The Architecture of Tokenized Capital Markets

DCM Core Research Committee — March 2026
Classification
Foundational Frame
Reading Time
12 Minutes
Status
Peer Reviewed

Abstract

This paper establishes the foundational conceptual architecture for tokenized capital markets. As the financial industry transitions toward Distributed Ledger Technology (DLT), the lack of standardized taxonomies and classification frameworks poses a systemic risk to interoperability and regulatory clarity. We propose a unified three-layer model—Taxonomy, Classification (TFIC), and Indexing (GTCMI)—to provide a comprehensive structural map of the emerging digital asset landscape.

1. Introduction

The tokenization of financial assets is no longer a peripheral experiment; it is the fundamental re-engineering of the global financial plumbing. However, "Tokenization" as a term remains overloaded, encompassing everything from fractionalized real estate to natively issued sovereign debt.

To navigate this complexity, the DCM Core Institute provides this foundational paper to define the "Architecture" of this new market. Our goal is to move from fragmented technical experiments to a cohesive, institutional-grade market structure.

2. The Digital Capital Markets Taxonomy

The first layer of our architecture is the **Digital Capital Markets Taxonomy**. It divides the universe into four primary dimensions: Asset Nature, Infrastructure Layer, Settlement Modality, and Regulatory Perimeter.
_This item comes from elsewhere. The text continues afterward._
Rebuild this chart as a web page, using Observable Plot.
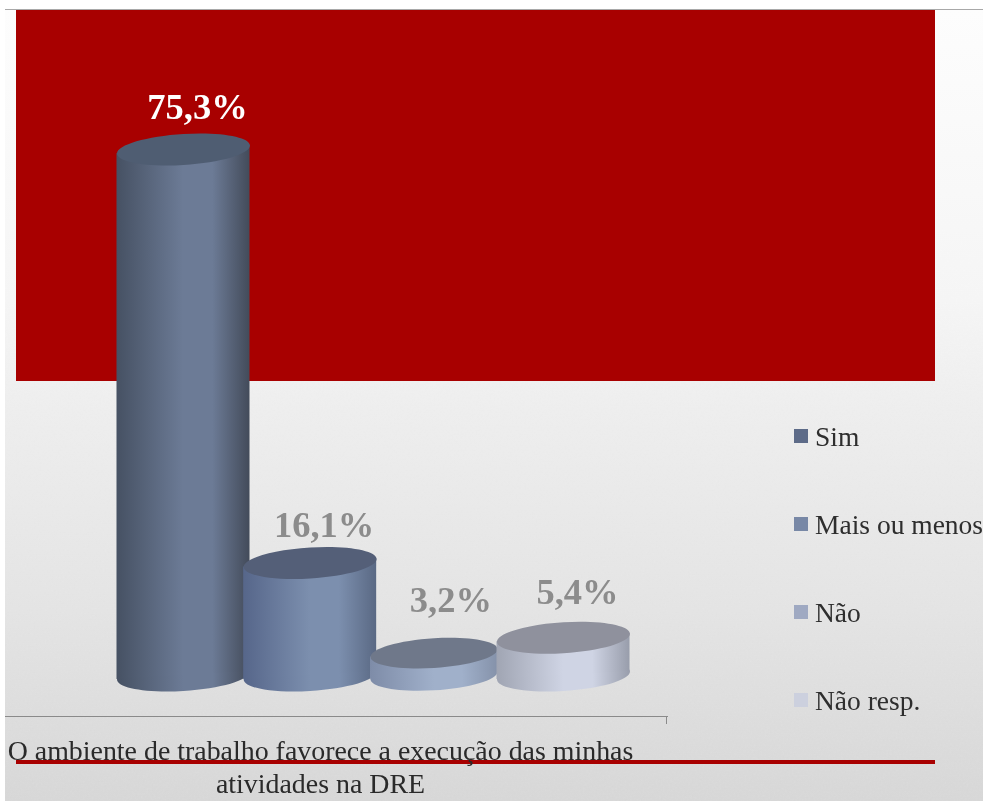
<!DOCTYPE html>
<html lang="pt">
<head>
<meta charset="utf-8">
<script src="https://cdn.jsdelivr.net/npm/d3@7"></script>
<script src="https://cdn.jsdelivr.net/npm/@observablehq/plot@0.6"></script>
<style>
  html, body { margin: 0; padding: 0; width: 983px; height: 801px; overflow: hidden; background: #fff; }
  #stage { position: relative; width: 983px; height: 801px; overflow: hidden; background: #fff; }
  #paper { position: absolute; left: 5px; top: 10px; width: 978px; height: 791px;
           background: linear-gradient(#fdfdfd 0px, #f5f5f5 290px, #ededed 400px, #e3e3e3 600px, #d6d6d6 791px); }
  #grain { position: absolute; left: 5px; top: 10px; width: 978px; height: 791px; opacity: .3; mix-blend-mode: soft-light; }
  #topline { position: absolute; left: 5px; top: 9px; width: 978px; height: 1px; background: #a8a8a8; }
  #panel { position: absolute; left: 16px; top: 10px; width: 919px; height: 371px; background: #a80000; }
  #rule { position: absolute; left: 16px; top: 760px; width: 919px; height: 4px; background: #a80000; }
  #tick { position: absolute; left: 666px; top: 716px; width: 1px; height: 8px; background: #8a8a8a; }
  #chart { position: absolute; left: 0; top: 0; filter: blur(0.45px); }
  #chart svg { display: block; background: transparent; }
  #legend { filter: blur(0.4px); }
  #legend div { position: absolute; left: 815px; font: 27.5px "Liberation Serif", serif; color: #2e2e2e; white-space: nowrap; line-height: 30px; }
  #legend i { position: absolute; left: -21px; top: 7px; width: 14px; height: 14px; }
</style>
</head>
<body>
<div id="stage">
  <div id="paper"></div>
  <svg id="grain" xmlns="http://www.w3.org/2000/svg">
    <filter id="noise"><feTurbulence type="fractalNoise" baseFrequency="0.55" numOctaves="2" seed="4"/><feColorMatrix type="saturate" values="0"/></filter>
    <rect width="100%" height="100%" filter="url(#noise)"/>
  </svg>
  <div id="topline"></div>
  <div id="panel"></div>
  <div id="rule"></div>
  <div id="tick"></div>
  <div id="chart"></div>
  <div id="legend"></div>
</div>
<script>
const categories = ["Sim", "Mais ou menos", "Não", "Não resp."];
const values = [75.3, 16.1, 3.2, 5.4];
const valueLabels = ["75,3%", "16,1%", "3,2%", "5,4%"];
const labelColors = ["#ffffff", "#8c8c8c", "#8c8c8c", "#8c8c8c"];
const labelLift = [-42, -38, -53, -45];
const swatchColors = ["#5d6b88", "#7888a6", "#9fa9c2", "#ccd0de"];
const legendTops = [422, 510, 598, 686];
const sideEdgeLeft = ["#465163", "#56668a", "#7e8ca8", "#a0a5b3"];
const sideCenter = ["#6c7b96", "#7c8fae", "#a0b0ca", "#cfd4e4"];
const sideEdgeRight = ["#434b5a", "#5a6984", "#8592aa", "#989dab"];
const capColors = ["#4f5d72", "#545f78", "#6f788a", "#8f919d"];
const xTitle = "O ambiente de trabalho favorece a execução das minhas\natividades na DRE";
// The third cylinder is drawn a little narrower and further left than the others.
const cylinderRadius = [66.5, 66.5, 63.5, 66.5];
const cylinderShift = [0, 0, -2.8, 0];

const serif = "Liberation Serif";
const table = categories.map((category, i) => ({category, value: values[i], label: valueLabels[i]}));

// Cylinder cap: an ellipse sheared to follow the picture's perspective.
const tilt = 0.06;
const ryRatio = 15.5 / 66.5;
const capSymbol = {
  draw(ctx, size) {
    const rx = Math.sqrt(size / Math.PI), ry = rx * ryRatio, m = 0.5523;
    const p = (a, b) => [a * rx, b * ry - tilt * a * rx];
    const seq = [[[1, m], [m, 1], [0, 1]], [[-m, 1], [-1, m], [-1, 0]], [[-1, -m], [-m, -1], [0, -1]], [[m, -1], [1, -m], [1, 0]]];
    ctx.moveTo(...p(1, 0));
    for (const [a, b, c] of seq) ctx.bezierCurveTo(...p(...a), ...p(...b), ...p(...c));
    ctx.closePath();
  }
};
const shear = (index, scales, vals, dims, context, next) => {
  const g = next(index, scales, vals, dims, context);
  d3.select(g).selectAll("rect").attr("transform", function () {
    const c = +this.getAttribute("x") + this.getAttribute("width") / 2;
    return `translate(${c},0) matrix(1 ${-tilt} 0 1 0 0) translate(${-c},0)`;
  });
  return g;
};
const gradients = () => {
  const defs = d3.create("svg:defs");
  categories.forEach((_, i) => {
    const g = defs.append("linearGradient").attr("id", `side${i}`);
    [[0, sideEdgeLeft[i]], [0.5, sideCenter[i]], [0.72, sideCenter[i]], [1, sideEdgeRight[i]]]
      .forEach(([o, c]) => g.append("stop").attr("offset", o).attr("stop-color", c));
  });
  return defs.node();
};
const stepHalf = 63.33;
const cylinders = table.flatMap((d, i) => {
  const r = cylinderRadius[i], dx = cylinderShift[i], inset = stepHalf - r;
  return [
    Plot.dot([d], {x: "category", y: () => 0, r, dx, symbol: capSymbol, fill: `url(#side${i})`}),
    Plot.barY([d], {x: "category", y: "value", dx, fill: `url(#side${i})`, insetLeft: inset, insetRight: inset, render: shear}),
    Plot.dot([d], {x: "category", y: "value", r, dx, symbol: capSymbol, fill: capColors[i]})
  ];
});
const labels = table.map((d, i) => Plot.text([d], {
  x: "category", y: "value", text: "label", dx: 14, dy: labelLift[i],
  fontFamily: serif, fontWeight: "bold", fontSize: 36.5, fill: labelColors[i]
}));

const chart = Plot.plot({
  width: 983, height: 801,
  marginLeft: 5, marginRight: 316, marginTop: 10, marginBottom: 85,
  style: {background: "transparent", overflow: "visible"},
  x: {type: "band", domain: categories, range: [119.67, 626.33], padding: 0, round: false, axis: null},
  y: {domain: [0, 75.3], range: [675, 149], axis: null},
  marks: [
    gradients,
    Plot.frame({anchor: "bottom", stroke: "#8a8a8a"}),
    ...cylinders,
    ...labels,
    Plot.text([xTitle], {
      frameAnchor: "bottom", dx: -16, dy: 76, lineAnchor: "bottom", lineHeight: 1.18,
      fontFamily: serif, fontSize: 27.9, fill: "#2a2a2a"
    })
  ]
});
document.getElementById("chart").append(chart);

const legend = document.getElementById("legend");
categories.forEach((c, i) => {
  const row = document.createElement("div");
  row.style.top = legendTops[i] + "px";
  row.textContent = c;
  const sw = document.createElement("i");
  sw.style.background = swatchColors[i];
  row.prepend(sw);
  legend.append(row);
});
</script>
</body>
</html>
2.1 The Convergence of Traditional and On-Chain Finance

A key finding of this framework is that the distinction between "Traditional" and "Crypto" is being replaced by a spectrum of "Programmability." Assets move from static off-chain representations to dynamic, self-executing contracts.

3. The TFIC Classification Framework

Classification is the bridge between conceptual taxonomy and technical implementation. The **Tokenized Financial Instruments Classification (TFIC)** provides a four-level hierarchical coding system (Asset Class, Category, Type, Subtype).

By assigning unique identifiers (e.g., D-01-001 for Sovereign Bonds), we allow automated systems, clearinghouses, and regulators to process tokenized assets with the same precision as traditional ISIN codes.

4. Market Measurement: The GTCMI

Finally, the **Global Tokenized Capital Markets Index (GTCMI)** provides the vital signs of the ecosystem. It tracks the actual velocity and depth of the market, offering a data-backed reality check to the theoretical frameworks.

5. Conclusion

The transition to programmable finance is inevitable. By adopting the architecture proposed in this paper—integrating Taxonomy, Classification, and Indexing—institutions can build on a stable, interoperable foundation. The era of programmable capital markets has begun.

References

DCM Core Institute (2025). Digital Capital Markets Taxonomy v1.1.
Bank for International Settlements (2024). The Future of Money.
International Monetary Fund (2024). Digital Money and Global Stability.
DCM Core Institute (2026). TFIC Methodology v2.0 (Institutional).